Sunday, May 27

How To Find The Right Freelance Editor For You

India Drummond recently shared her experience selecting a freelance editor. Her methodology makes so much sense that after I read her suggestions I thought: Of course! Why didn't that occur to me? All the truly good ideas are like that, they seem self-evident after the fact but a complete mystery beforehand.

India Drummond's Suggestions On How To Select An Editor

1. Ask everyone you know this question: Do you have an editor you can recommend?
I thought this was a stroke of genius. Rather than asking for editors to recommend themselves, ask other writers to recommend editors whose work they liked.

2. Narrow this list down to 12 people.
How? Go and look at the website of each prospective editor. They don't have one? Cross them off the list. Their website looks unprofessional? Cross them off the list.

3. Write a letter to each prospective editor.
In your letter let them know that:

a. This is a professional relationship you would like to enjoy for years to come.

b. Ask your prospective editor whether they are familiar with your genre (if you write genre fiction), and its conventions. For instance, if you write romance novels you don't want your editor to complain that the happily-ever-after ending was predictable!

c. Make sure your prospective editor is available to edit your book. Sometimes editors have a full plate and can't fit in new work in a certain time period.

d. Ask for references from their clients.

e. Make sure your prospective editor is comfortable with your style of writing. For instance, if she is American would she be comfortable with you using British spelling and conventions?

f. Make sure your prospective editor understands what services you would like from them. What one person means by "copyediting" another means by "proofreading" and vice versa. Also, if you would like your editor to indicate when they found a paragraph wordy or confusing, you need to make that clear up front so she or he can give you an accurate representation of her fees.

g. Ask your prospective editor to recommend another editor if they feel your work wouldn't be right for them.
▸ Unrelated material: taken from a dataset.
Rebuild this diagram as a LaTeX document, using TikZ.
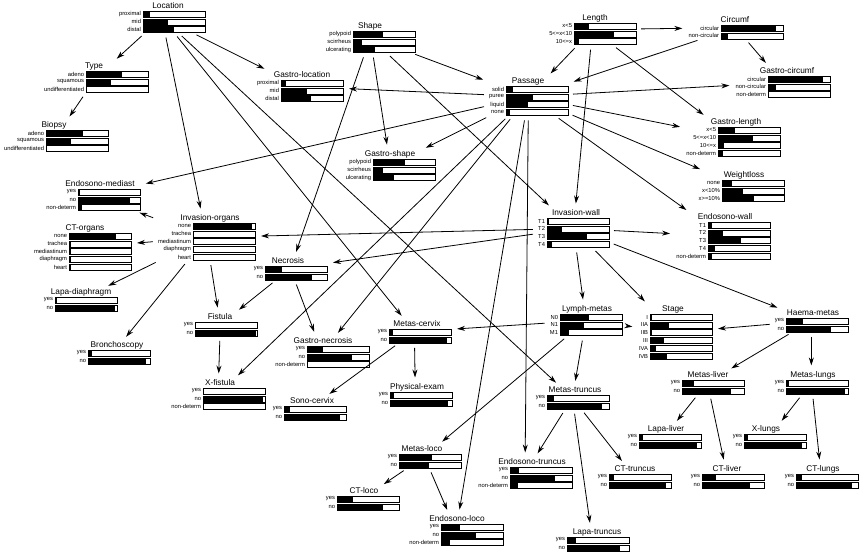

h. Ask your prospective editor what form(s) of payment he would accept.

4. Based on the replies your prospective editors send you, narrow the list down further.

For instance, India eliminated any editors whose grammar wasn't up to snuff, who did not wish to provide references, who simply pointed her to their website, etc. She also rejected any who wouldn't accept PayPal. I thought it was very smart of her to address this detail. How frustrating it would be to finish the arduous process of picking an editor, have them edit your manuscript and then find out she doesn't accept your preferred method of payment! I wouldn't have thought of this, so thanks India.

5. Check references.
Write to the authors your perspective editor gave you and ask them:
* What did you like most and least about working with her? (Gives them an opening to give something other than glowing praise)
* Does she communicate clearly about issues in your manuscript? (Very important!)
* How does she handle follow-up questions?
* Do you generally use all her recommendations, or do you take some and leave some?
* Would you say her main strength is flow, structure, pacing, grammar/technical, spotting errors…or something else? (This allowed me to find out if the type of editing I needed was the same type this person had received.)
* Is it easy to book a project with her, or do you find you’re having to be squeezed in around a busy schedule?
* What do you receive on a full-length manuscript? A report? A document with tracked changes, etc? If a report, how long/detailed is it?
* Do you recommend her and plan to use her again?
- Hiring a Freelance Editor
6. Ask your prospective editors for a sample of their skills
Each of India's three prospective editors agreed to edit the first chapter of her next book. She writes:
Honestly, I expected them all to come back with virtually the same results. After all, a mistake is a mistake, isn’t it?

Well, no, it isn’t. Editing is incredibly subjective.

I was truly surprised at the difference in the marked-up manuscripts I got back, but so glad I went to the trouble of doing this. As I said, all of the editors were qualified, but comparing these was very useful in making my final decision.
Wow! India went to a LOT of work, but I bet it paid off. After all, a writer's relationship with her editor is, arguably, her most important professional relationship.

By the way, Susan Helene Gottfried is India Drummond's new editor.

Thanks to The Book Designer for his May 2012 issue of The Carnival of the Indies for leading me to India's marvelous article. Cheers!

To read India Drummond's complete article (something I highly recommend!) go here: Hiring a Freelance Editor


  1. It took me many years to find a film editor I coud trust and I'm finding the same difficulty with acquiring a copy editor for my novel (just fallen out with one in a terminal manner).

    Thanks for reposting that, Karen, it reminded me of my search for a film editor - same principles apply.

  2. Thanks for the comment! Glad you found it helpful.

    By the way, I like your blog, especially your April 13th article on editing. Loved the line, "Editing a novel is like killing a puppy, but much more messy." (Although I'm glad to say neither of us has killed a puppy!)

  3. "Editing a novel is like killing a puppy, but much more messy."

    Whence comes the knowledge to make such comparison? Methinks, experience. Eww.

  4. lol No, no. As I said in my comment, "I'm glad to say neither of us has killed a puppy". It is quite an evocative line, though.